Objective: Return every line of the records below verbatim, with no pictures in the copy.

Data supplied:
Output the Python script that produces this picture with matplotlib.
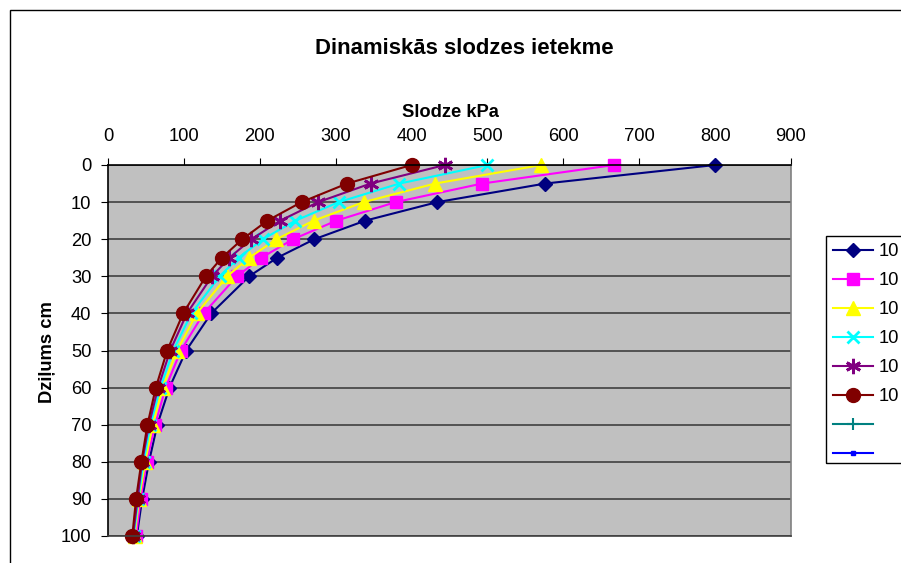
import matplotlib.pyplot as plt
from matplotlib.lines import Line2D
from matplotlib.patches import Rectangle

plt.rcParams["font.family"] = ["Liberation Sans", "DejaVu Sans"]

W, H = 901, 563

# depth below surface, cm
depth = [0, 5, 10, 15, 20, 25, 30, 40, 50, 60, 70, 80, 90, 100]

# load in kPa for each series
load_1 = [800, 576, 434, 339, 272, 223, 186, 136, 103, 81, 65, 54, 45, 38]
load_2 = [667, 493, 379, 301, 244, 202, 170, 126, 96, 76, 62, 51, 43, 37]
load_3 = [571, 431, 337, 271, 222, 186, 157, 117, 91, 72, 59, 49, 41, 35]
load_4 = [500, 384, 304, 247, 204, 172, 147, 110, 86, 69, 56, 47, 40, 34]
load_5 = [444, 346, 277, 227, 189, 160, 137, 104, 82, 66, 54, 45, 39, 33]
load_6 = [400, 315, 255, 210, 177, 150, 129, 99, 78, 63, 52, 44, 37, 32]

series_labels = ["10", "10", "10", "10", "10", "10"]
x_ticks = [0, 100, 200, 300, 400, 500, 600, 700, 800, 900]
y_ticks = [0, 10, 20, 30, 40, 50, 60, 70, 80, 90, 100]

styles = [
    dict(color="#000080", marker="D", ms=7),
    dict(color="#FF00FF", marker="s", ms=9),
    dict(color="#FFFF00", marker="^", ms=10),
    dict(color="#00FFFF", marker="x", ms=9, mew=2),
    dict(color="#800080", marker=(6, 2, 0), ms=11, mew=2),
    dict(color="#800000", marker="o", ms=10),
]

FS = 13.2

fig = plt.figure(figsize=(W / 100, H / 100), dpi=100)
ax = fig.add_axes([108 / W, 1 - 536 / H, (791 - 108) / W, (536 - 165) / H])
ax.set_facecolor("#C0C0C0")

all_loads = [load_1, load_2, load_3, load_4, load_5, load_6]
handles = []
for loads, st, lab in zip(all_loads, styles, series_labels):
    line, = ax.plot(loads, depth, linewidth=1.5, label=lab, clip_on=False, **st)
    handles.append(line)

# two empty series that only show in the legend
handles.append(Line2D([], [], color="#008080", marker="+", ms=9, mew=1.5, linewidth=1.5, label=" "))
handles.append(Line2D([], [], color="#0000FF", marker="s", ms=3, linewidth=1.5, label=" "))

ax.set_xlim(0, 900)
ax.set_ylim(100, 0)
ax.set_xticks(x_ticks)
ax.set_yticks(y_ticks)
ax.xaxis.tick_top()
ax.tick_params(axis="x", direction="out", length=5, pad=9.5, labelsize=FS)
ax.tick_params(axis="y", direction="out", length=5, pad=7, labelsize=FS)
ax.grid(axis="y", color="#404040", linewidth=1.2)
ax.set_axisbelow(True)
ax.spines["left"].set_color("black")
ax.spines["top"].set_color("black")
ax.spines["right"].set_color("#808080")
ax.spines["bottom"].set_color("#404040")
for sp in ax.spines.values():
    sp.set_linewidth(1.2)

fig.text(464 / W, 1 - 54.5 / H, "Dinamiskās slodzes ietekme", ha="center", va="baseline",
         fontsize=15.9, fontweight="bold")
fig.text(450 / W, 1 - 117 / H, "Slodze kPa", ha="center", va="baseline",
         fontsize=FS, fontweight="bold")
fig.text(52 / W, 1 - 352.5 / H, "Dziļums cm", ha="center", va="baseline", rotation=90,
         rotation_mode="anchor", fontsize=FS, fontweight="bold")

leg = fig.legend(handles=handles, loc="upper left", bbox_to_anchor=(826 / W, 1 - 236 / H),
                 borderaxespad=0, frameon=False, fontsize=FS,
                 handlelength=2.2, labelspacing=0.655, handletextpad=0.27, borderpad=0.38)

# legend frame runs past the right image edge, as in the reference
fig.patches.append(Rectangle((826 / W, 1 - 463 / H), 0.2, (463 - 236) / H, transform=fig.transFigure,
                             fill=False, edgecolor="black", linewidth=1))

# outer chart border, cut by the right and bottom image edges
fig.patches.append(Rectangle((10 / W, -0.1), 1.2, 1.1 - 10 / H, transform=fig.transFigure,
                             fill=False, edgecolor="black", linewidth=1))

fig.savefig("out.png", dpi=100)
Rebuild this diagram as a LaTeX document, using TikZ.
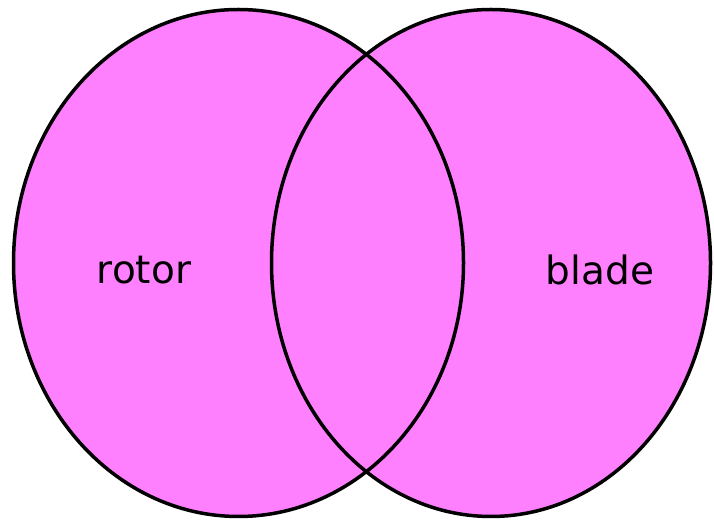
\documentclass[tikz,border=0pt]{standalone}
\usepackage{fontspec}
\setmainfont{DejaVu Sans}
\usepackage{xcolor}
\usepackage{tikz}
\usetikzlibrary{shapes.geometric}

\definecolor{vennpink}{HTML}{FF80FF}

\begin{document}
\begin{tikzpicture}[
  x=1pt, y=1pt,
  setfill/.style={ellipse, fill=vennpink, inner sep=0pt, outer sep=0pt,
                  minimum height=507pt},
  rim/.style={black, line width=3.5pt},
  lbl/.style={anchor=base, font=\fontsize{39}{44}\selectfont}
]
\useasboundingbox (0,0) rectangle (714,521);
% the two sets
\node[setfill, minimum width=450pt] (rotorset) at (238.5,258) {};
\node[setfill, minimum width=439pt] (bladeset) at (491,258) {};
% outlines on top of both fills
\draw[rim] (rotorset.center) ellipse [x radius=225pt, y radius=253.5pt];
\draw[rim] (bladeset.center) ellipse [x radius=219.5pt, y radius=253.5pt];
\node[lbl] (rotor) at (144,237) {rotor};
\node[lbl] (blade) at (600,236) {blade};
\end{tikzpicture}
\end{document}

Solution to this exercise:
Output the Python script that produces this picture with matplotlib.
import matplotlib.pyplot as plt
from matplotlib.lines import Line2D
from matplotlib.patches import Rectangle

plt.rcParams["font.family"] = ["Liberation Sans", "DejaVu Sans"]

W, H = 901, 563

# depth below surface, cm
depth = [0, 5, 10, 15, 20, 25, 30, 40, 50, 60, 70, 80, 90, 100]

# load in kPa for each series
load_1 = [800, 576, 434, 339, 272, 223, 186, 136, 103, 81, 65, 54, 45, 38]
load_2 = [667, 493, 379, 301, 244, 202, 170, 126, 96, 76, 62, 51, 43, 37]
load_3 = [571, 431, 337, 271, 222, 186, 157, 117, 91, 72, 59, 49, 41, 35]
load_4 = [500, 384, 304, 247, 204, 172, 147, 110, 86, 69, 56, 47, 40, 34]
load_5 = [444, 346, 277, 227, 189, 160, 137, 104, 82, 66, 54, 45, 39, 33]
load_6 = [400, 315, 255, 210, 177, 150, 129, 99, 78, 63, 52, 44, 37, 32]

series_labels = ["10", "10", "10", "10", "10", "10"]
x_ticks = [0, 100, 200, 300, 400, 500, 600, 700, 800, 900]
y_ticks = [0, 10, 20, 30, 40, 50, 60, 70, 80, 90, 100]

styles = [
    dict(color="#000080", marker="D", ms=7),
    dict(color="#FF00FF", marker="s", ms=9),
    dict(color="#FFFF00", marker="^", ms=10),
    dict(color="#00FFFF", marker="x", ms=9, mew=2),
    dict(color="#800080", marker=(6, 2, 0), ms=11, mew=2),
    dict(color="#800000", marker="o", ms=10),
]

FS = 13.2

fig = plt.figure(figsize=(W / 100, H / 100), dpi=100)
ax = fig.add_axes([108 / W, 1 - 536 / H, (791 - 108) / W, (536 - 165) / H])
ax.set_facecolor("#C0C0C0")

all_loads = [load_1, load_2, load_3, load_4, load_5, load_6]
handles = []
for loads, st, lab in zip(all_loads, styles, series_labels):
    line, = ax.plot(loads, depth, linewidth=1.5, label=lab, clip_on=False, **st)
    handles.append(line)

# two empty series that only show in the legend
handles.append(Line2D([], [], color="#008080", marker="+", ms=9, mew=1.5, linewidth=1.5, label=" "))
handles.append(Line2D([], [], color="#0000FF", marker="s", ms=3, linewidth=1.5, label=" "))

ax.set_xlim(0, 900)
ax.set_ylim(100, 0)
ax.set_xticks(x_ticks)
ax.set_yticks(y_ticks)
ax.xaxis.tick_top()
ax.tick_params(axis="x", direction="out", length=5, pad=9.5, labelsize=FS)
ax.tick_params(axis="y", direction="out", length=5, pad=7, labelsize=FS)
ax.grid(axis="y", color="#404040", linewidth=1.2)
ax.set_axisbelow(True)
ax.spines["left"].set_color("black")
ax.spines["top"].set_color("black")
ax.spines["right"].set_color("#808080")
ax.spines["bottom"].set_color("#404040")
for sp in ax.spines.values():
    sp.set_linewidth(1.2)

fig.text(464 / W, 1 - 54.5 / H, "Dinamiskās slodzes ietekme", ha="center", va="baseline",
         fontsize=15.9, fontweight="bold")
fig.text(450 / W, 1 - 117 / H, "Slodze kPa", ha="center", va="baseline",
         fontsize=FS, fontweight="bold")
fig.text(52 / W, 1 - 352.5 / H, "Dziļums cm", ha="center", va="baseline", rotation=90,
         rotation_mode="anchor", fontsize=FS, fontweight="bold")

leg = fig.legend(handles=handles, loc="upper left", bbox_to_anchor=(826 / W, 1 - 236 / H),
                 borderaxespad=0, frameon=False, fontsize=FS,
                 handlelength=2.2, labelspacing=0.655, handletextpad=0.27, borderpad=0.38)

# legend frame runs past the right image edge, as in the reference
fig.patches.append(Rectangle((826 / W, 1 - 463 / H), 0.2, (463 - 236) / H, transform=fig.transFigure,
                             fill=False, edgecolor="black", linewidth=1))

# outer chart border, cut by the right and bottom image edges
fig.patches.append(Rectangle((10 / W, -0.1), 1.2, 1.1 - 10 / H, transform=fig.transFigure,
                             fill=False, edgecolor="black", linewidth=1))

fig.savefig("out.png", dpi=100)
Rebuild this diagram as a LaTeX document, using TikZ.
\documentclass[tikz,border=0pt]{standalone}
\usepackage{fontspec}
\setmainfont{DejaVu Sans}
\usepackage{xcolor}
\usepackage{tikz}
\usetikzlibrary{shapes.geometric}

\definecolor{vennpink}{HTML}{FF80FF}

\begin{document}
\begin{tikzpicture}[
  x=1pt, y=1pt,
  setfill/.style={ellipse, fill=vennpink, inner sep=0pt, outer sep=0pt,
                  minimum height=507pt},
  rim/.style={black, line width=3.5pt},
  lbl/.style={anchor=base, font=\fontsize{39}{44}\selectfont}
]
\useasboundingbox (0,0) rectangle (714,521);
% the two sets
\node[setfill, minimum width=450pt] (rotorset) at (238.5,258) {};
\node[setfill, minimum width=439pt] (bladeset) at (491,258) {};
% outlines on top of both fills
\draw[rim] (rotorset.center) ellipse [x radius=225pt, y radius=253.5pt];
\draw[rim] (bladeset.center) ellipse [x radius=219.5pt, y radius=253.5pt];
\node[lbl] (rotor) at (144,237) {rotor};
\node[lbl] (blade) at (600,236) {blade};
\end{tikzpicture}
\end{document}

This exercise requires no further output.